Under increasing pressure and threats from Wall Street and the Trump administration that they would be subjected to the same scorching tariffs as Brazil and India, the Mexican government of Claudia Sheinbaum announced on Sept. 11 that Mexico would be slapping a 50% tariff on Chinese car imports. [As reported by Financial Times,](https://www.ft.com/content/677df57b-6c83-48c6-9ec5-57bd0eb4693f, Mexico was the world’s biggest buyer of Chinese-made cars in the first half this year, according to data from Shanghai consultancy Automobility.
“Washington has put heavy pressure on Mexican President Claudia Sheinbaum to stamp out Beijing’s growing influence in the country’s economy, which has recorded a years-long climb in Chinese imports and investment,” FT reported. Washington complains that China has been using Mexico as a “backdoor” for goods to circumvent high U.S. tariffs.

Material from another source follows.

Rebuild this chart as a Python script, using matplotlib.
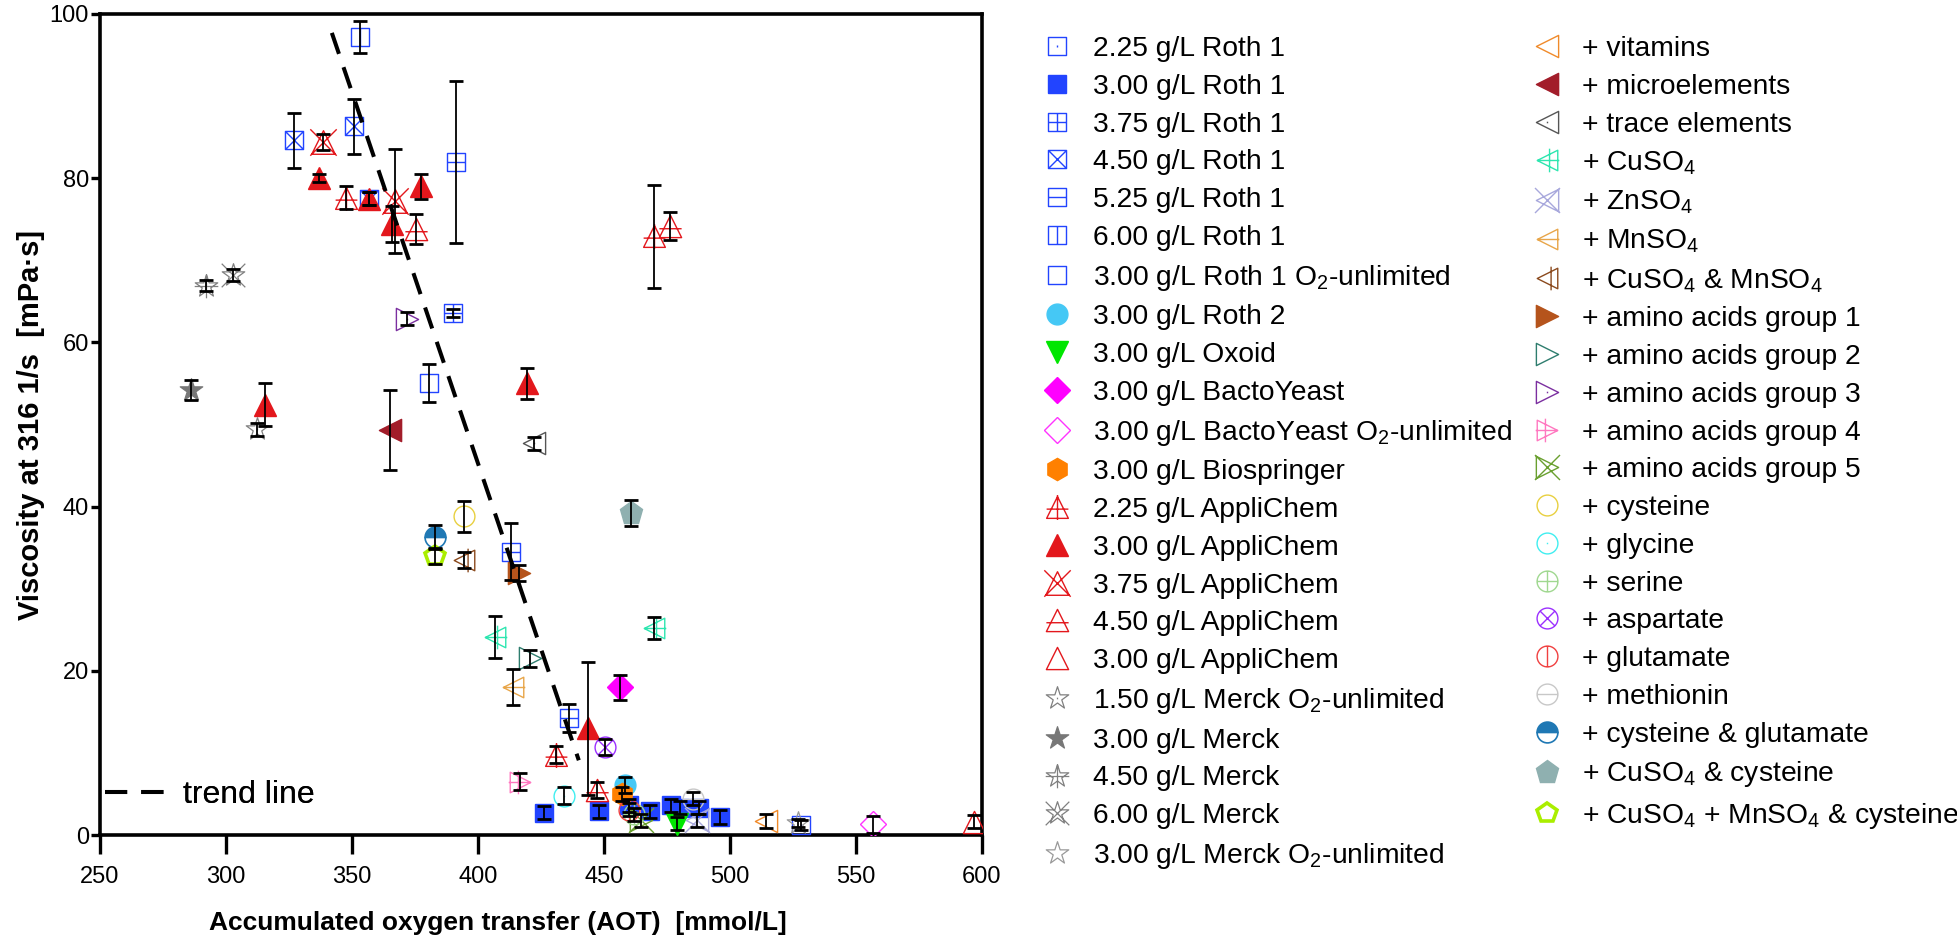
import numpy as np
import matplotlib
matplotlib.use('Agg')
import matplotlib.pyplot as plt
from matplotlib.path import Path

plt.rcParams['font.family'] = ['Liberation Sans', 'DejaVu Sans']
plt.rcParams['mathtext.fontset'] = 'custom'
plt.rcParams['mathtext.rm'] = 'Liberation Sans'
plt.rcParams['mathtext.default'] = 'regular'

# ---------------- data: (AOT [mmol/L], viscosity [mPa s], error) ----------------
roth1_225 = [(528.0, 1.2, 0.6)]
roth1_300 = [(426.0, 2.7, 0.8), (448.1, 2.9, 0.8), (459.8, 3.6, 0.8), (468.2, 2.9, 0.8),
             (476.4, 3.6, 0.8), (480.3, 3.3, 0.8), (487.6, 3.3, 0.8), (496.0, 2.2, 0.8)]
roth1_375 = [(390.0, 63.6, 0.5)]
roth1_450 = [(326.8, 84.6, 3.4), (350.6, 86.3, 3.4), (356.6, 77.5, 0.8)]
roth1_525 = [(391.4, 82.0, 9.9), (413.1, 34.5, 3.5), (436.0, 14.2, 1.7)]
roth1_600 = [(353.3, 97.2, 2.0)]
roth1_o2 = [(380.4, 55.1, 2.3)]
roth2_300 = [(458.5, 6.1, 1.0)]
oxoid_300 = [(479.0, 1.4, 0.8)]
bacto_300 = [(456.5, 18.0, 1.5)]
bacto_o2 = [(556.8, 1.3, 1.0)]
biospringer_300 = [(457.2, 5.0, 0.8)]
appli_225 = [(347.7, 77.6, 1.4), (469.7, 72.9, 6.3), (431.1, 9.8, 1.0)]
appli_300 = [(337.1, 80.0, 0.5), (356.6, 77.5, 0.8), (365.9, 74.4, 2.2), (377.3, 79.0, 1.5),
             (315.5, 52.4, 2.6), (419.5, 55.0, 1.9), (443.6, 13.0, 8.1)]
appli_375 = [(338.4, 84.4, 1.0), (367.2, 77.2, 6.3)]
appli_450 = [(375.5, 73.8, 1.8), (476.1, 74.2, 1.7), (447.3, 5.5, 1.0)]
appli_300_open = [(596.8, 1.6, 0.8)]
merck_150_o2 = [(312.2, 49.4, 0.8)]
merck_300 = [(286.0, 54.2, 1.2)]
merck_450 = [(292.1, 66.9, 0.7)]
merck_600 = [(302.7, 68.2, 0.7)]
merck_300_o2 = [(527.0, 1.5, 0.5)]
vitamins = [(514.1, 1.7, 0.8)]
microelements = [(365.2, 49.3, 4.9)]
trace_elements = [(422.1, 47.7, 0.8)]
cuso4 = [(406.9, 24.1, 2.6), (469.8, 25.2, 1.3)]
znso4 = [(486.9, 1.8, 0.8)]
mnso4 = [(413.9, 18.0, 2.2)]
cuso4_mnso4 = [(394.3, 33.5, 1.0)]
aa_group1 = [(416.1, 31.9, 1.0)]
aa_group2 = [(420.8, 21.5, 1.0)]
aa_group3 = [(371.8, 62.9, 0.8)]
aa_group4 = [(416.8, 6.5, 1.0)]
aa_group5 = [(464.5, 1.8, 0.8)]
cysteine = [(394.6, 38.8, 1.9)]
glycine = [(434.0, 4.8, 1.0)]
serine = [(462.0, 2.5, 0.8)]
aspartate = [(450.5, 10.7, 1.0)]
glutamate = [(459.8, 3.1, 0.8)]
methionin = [(485.3, 4.4, 0.8)]
cys_glu = [(383.0, 36.3, 1.5)]
cuso4_cys = [(460.7, 39.2, 1.6)]
cuso4_mnso4_cys = [(383.0, 34.0, 1.0)]

trend_x = [342.0, 440.0]
trend_y = [97.7, 9.1]

x_ticks = [250, 300, 350, 400, 450, 500, 550, 600]
y_ticks = [0, 20, 40, 60, 80, 100]

# ---------------- marker shapes ----------------
M, L, C = Path.MOVETO, Path.LINETO, Path.CLOSEPOLY
SQ = [(-1, -1), (1, -1), (1, 1), (-1, 1)]
TU = [(0, 1), (-1, -1), (1, -1)]
TL = [(-1, 0), (1, 1), (1, -1)]
TR = [(1, 0), (-1, 1), (-1, -1)]
ang_o = np.deg2rad(90 + 72 * np.arange(5))
ang_i = ang_o + np.deg2rad(36)
STAR = []
for a, b in zip(ang_o, ang_i):
    STAR.append((np.cos(a), np.sin(a)))
    STAR.append((0.382 * np.cos(b), 0.382 * np.sin(b)))
DOT = [(0, -0.07), (0, 0.07)]
PLUS = [[(-1, 0), (1, 0)], [(0, -1), (0, 1)]]
XX = [[(-1, -1), (1, 1)], [(-1, 1), (1, -1)]]
XXL = [[(-1.12, -1.12), (1.12, 1.12)], [(-1.12, 1.12), (1.12, -1.12)]]
HL = [[(-1, 0), (1, 0)]]
VL = [[(0, -1), (0, 1)]]


def shape(outline, extra=()):
    verts = list(outline) + [outline[0]]
    codes = [M] + [L] * (len(outline) - 1) + [C]
    for seg in extra:
        verts += list(seg)
        codes += [M] + [L] * (len(seg) - 1)
    return Path(verts, codes)


def circ(extra=()):
    if not extra:
        return Path.unit_circle()
    verts, codes = [], []
    for seg in extra:
        verts += list(seg)
        codes += [M] + [L] * (len(seg) - 1)
    return Path.make_compound_path(Path.unit_circle(), Path(verts, codes))


r = 0.707
BLUE = '#2244ff'
RED = '#e3171c'
GRAY = '#808080'

series = [
    ('2.25 g/L Roth 1', roth1_225, dict(marker=shape(SQ, [DOT]), ms=13, mfc='none', mec=BLUE, mew=1)),
    ('3.00 g/L Roth 1', roth1_300, dict(marker='s', ms=13, mfc=BLUE, mec=BLUE, mew=1)),
    ('3.75 g/L Roth 1', roth1_375, dict(marker=shape(SQ, PLUS), ms=13, mfc='none', mec=BLUE, mew=1)),
    ('4.50 g/L Roth 1', roth1_450, dict(marker=shape(SQ, XX), ms=13, mfc='none', mec=BLUE, mew=1)),
    ('5.25 g/L Roth 1', roth1_525, dict(marker=shape(SQ, HL), ms=13, mfc='none', mec=BLUE, mew=1)),
    ('6.00 g/L Roth 1', roth1_600, dict(marker=shape(SQ, VL), ms=13, mfc='none', mec=BLUE, mew=1)),
    ('3.00 g/L Roth 1 O$_2$-unlimited', roth1_o2, dict(marker=shape(SQ), ms=13, mfc='none', mec=BLUE, mew=1)),
    ('3.00 g/L Roth 2', roth2_300, dict(marker='o', ms=15, mfc='#45c8f5', mec='#45c8f5', mew=1)),
    ('3.00 g/L Oxoid', oxoid_300, dict(marker='v', ms=16, mfc='#00e600', mec='#00e600', mew=1)),
    ('3.00 g/L BactoYeast', bacto_300, dict(marker='D', ms=13, mfc='#ff00ff', mec='#ff00ff', mew=1)),
    ('3.00 g/L BactoYeast O$_2$-unlimited', bacto_o2, dict(marker='D', ms=13, mfc='none', mec='#ff33ff', mew=1)),
    ('3.00 g/L Biospringer', biospringer_300, dict(marker='h', ms=16, mfc='#ff8000', mec='#ff8000', mew=1)),
    ('2.25 g/L AppliChem', appli_225, dict(marker=shape(TU, [[(0, 1.15), (0, -1.15)], [(-1, -0.15), (1, -0.15)]]), ms=18, mfc='none', mec=RED, mew=1)),
    ('3.00 g/L AppliChem', appli_300, dict(marker='^', ms=16, mfc=RED, mec=RED, mew=1)),
    ('3.75 g/L AppliChem', appli_375, dict(marker=shape(TU, XXL), ms=19, mfc='none', mec=RED, mew=1)),
    ('4.50 g/L AppliChem', appli_450, dict(marker=shape(TU, [[(-1, -0.2), (1, -0.2)]]), ms=16, mfc='none', mec=RED, mew=1)),
    ('3.00 g/L AppliChem', appli_300_open, dict(marker=shape(TU), ms=16, mfc='none', mec=RED, mew=1)),
    ('1.50 g/L Merck O$_2$-unlimited', merck_150_o2, dict(marker=shape(STAR, [DOT]), ms=17, mfc='none', mec=GRAY, mew=0.9)),
    ('3.00 g/L Merck', merck_300, dict(marker=shape(STAR), ms=17, mfc='#777777', mec='#777777', mew=0.9)),
    ('4.50 g/L Merck', merck_450, dict(marker=shape(STAR, PLUS), ms=17, mfc='none', mec=GRAY, mew=0.9)),
    ('6.00 g/L Merck', merck_600, dict(marker=shape(STAR, XX), ms=17, mfc='none', mec=GRAY, mew=0.9)),
    ('3.00 g/L Merck O$_2$-unlimited', merck_300_o2, dict(marker=shape(STAR), ms=17, mfc='none', mec='#999999', mew=0.9)),
    ('+ vitamins', vitamins, dict(marker=shape(TL), ms=16, mfc='none', mec='#f08a2a', mew=1)),
    ('+ microelements', microelements, dict(marker=shape(TL), ms=16, mfc='#a21d2a', mec='#a21d2a', mew=1)),
    ('+ trace elements', trace_elements, dict(marker=shape(TL, [DOT]), ms=16, mfc='none', mec='#555555', mew=1)),
    ('+ CuSO$_4$', cuso4, dict(marker=shape(TL, [[(-1, 0), (1.15, 0)], [(0.2, -1.15), (0.2, 1.15)]]), ms=17, mfc='none', mec='#2ee6b0', mew=1)),
    ('+ ZnSO$_4$', znso4, dict(marker=shape(TL, XXL), ms=18, mfc='none', mec='#a8a8dc', mew=1)),
    ('+ MnSO$_4$', mnso4, dict(marker=shape(TL, [[(-1, 0), (1.15, 0)]]), ms=17, mfc='none', mec='#e8a64a', mew=1)),
    ('+ CuSO$_4$ & MnSO$_4$', cuso4_mnso4, dict(marker=shape(TL, [[(0.35, -1.15), (0.35, 1.15)]]), ms=17, mfc='none', mec='#8b4a1e', mew=1)),
    ('+ amino acids group 1', aa_group1, dict(marker=shape(TR), ms=16, mfc='#b5541c', mec='#b5541c', mew=1)),
    ('+ amino acids group 2', aa_group2, dict(marker=shape(TR), ms=16, mfc='none', mec='#2e7d6e', mew=1)),
    ('+ amino acids group 3', aa_group3, dict(marker=shape(TR, [DOT]), ms=16, mfc='none', mec='#7b2fa0', mew=1)),
    ('+ amino acids group 4', aa_group4, dict(marker=shape(TR, [[(-1.15, 0), (1, 0)], [(-0.2, -1.15), (-0.2, 1.15)]]), ms=17, mfc='none', mec='#ff78c0', mew=1)),
    ('+ amino acids group 5', aa_group5, dict(marker=shape(TR, XXL), ms=18, mfc='none', mec='#6aa030', mew=1)),
    ('+ cysteine', cysteine, dict(marker=circ(), ms=15, mfc='none', mec='#e8d040', mew=1)),
    ('+ glycine', glycine, dict(marker=circ([DOT]), ms=15, mfc='none', mec='#40eef0', mew=1)),
    ('+ serine', serine, dict(marker=circ(PLUS), ms=15, mfc='none', mec='#a0d890', mew=1)),
    ('+ aspartate', aspartate, dict(marker=circ([[(-r, -r), (r, r)], [(-r, r), (r, -r)]]), ms=15, mfc='none', mec='#9b30ff', mew=1)),
    ('+ glutamate', glutamate, dict(marker=circ(VL), ms=15, mfc='none', mec='#f04040', mew=1)),
    ('+ methionin', methionin, dict(marker=circ(HL), ms=15, mfc='none', mec='#c8c8c8', mew=1)),
    ('+ cysteine & glutamate', cys_glu, dict(marker='o', ms=15, fillstyle='top', mfc='#1f78b4', mfcalt='white', mec='#1f78b4', mew=1.2)),
    ('+ CuSO$_4$ & cysteine', cuso4_cys, dict(marker='p', ms=17, mfc='#8fb0b0', mec='#8fb0b0', mew=1)),
    ('+ CuSO$_4$ + MnSO$_4$ & cysteine', cuso4_mnso4_cys, dict(marker='p', ms=15, mfc='none', mec='#aaee00', mew=2.6)),
]

fig = plt.figure(figsize=(19.58, 9.38), dpi=100)
ax = fig.add_axes([100 / 1958, 103 / 938, 882 / 1958, 821 / 938])

handles, labels = [], []
for lab, data, st in series:
    xs = [p[0] for p in data]
    ys = [p[1] for p in data]
    es = [p[2] for p in data]
    h, = ax.plot(xs, ys, ls='none', zorder=3, **st)
    ax.errorbar(xs, ys, yerr=es, fmt='none', ecolor='black', elinewidth=1.3,
                capsize=5, capthick=2, zorder=4)
    handles.append(h)
    labels.append(lab)

trend, = ax.plot(trend_x, trend_y, color='black', lw=2.9, dashes=(5.5, 3.5), zorder=5)

ax.set_xlim(250, 600)
ax.set_ylim(0, 100)
ax.set_xticks(x_ticks)
ax.set_yticks(y_ticks)
for sp in ax.spines.values():
    sp.set_linewidth(2.6)
ax.tick_params(axis='x', direction='out', length=14, width=2.4, labelsize=17, pad=8)
ax.tick_params(axis='y', direction='out', length=6.5, width=2.4, labelsize=17, pad=1.5)
ax.set_xlabel('Accumulated oxygen transfer (AOT)  [mmol/L]', fontsize=19, fontweight='bold')
ax.set_ylabel('Viscosity at 316 1/s  [mPa·s]', fontsize=21, fontweight='bold', labelpad=3)
ax.xaxis.set_label_coords(0.4515, -0.093)

leg1 = ax.legend([trend], ['trend line'], loc='lower left', bbox_to_anchor=(5 / 882, 25 / 821),
                 frameon=False, fontsize=23, handlelength=2.2, handletextpad=0.25,
                 borderpad=0, borderaxespad=0)
ax.add_artist(leg1)

fig.legend(handles, labels, ncol=2, loc='upper left', bbox_to_anchor=(1037 / 1958, 1 - 36 / 938),
           frameon=False, fontsize=20.3, handlelength=1.4, handletextpad=0.57,
           columnspacing=0.55, labelspacing=0.417, borderpad=0, borderaxespad=0)

fig.savefig('out.png', dpi=100)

The justification provided by Mexico’s Economics Minister Marcelo Ebrard was laughable to anyone familiar with how the Mexican economy actually works: He claimed that the 50% tariff on Chinese cars was being applied to protect the Mexican auto industry. Ebrard said that “the Mexican automobile industry is 23% of national manufacturing. So we have to protect it.”
The reality is that what Ebrard calls “Mexico’s auto sector” is in fact maquiladora assembly plants that export the vast majority of their production back to the United States, as part of the U.S.-Mexico-Canada Free Trade Agreement, or USMCA.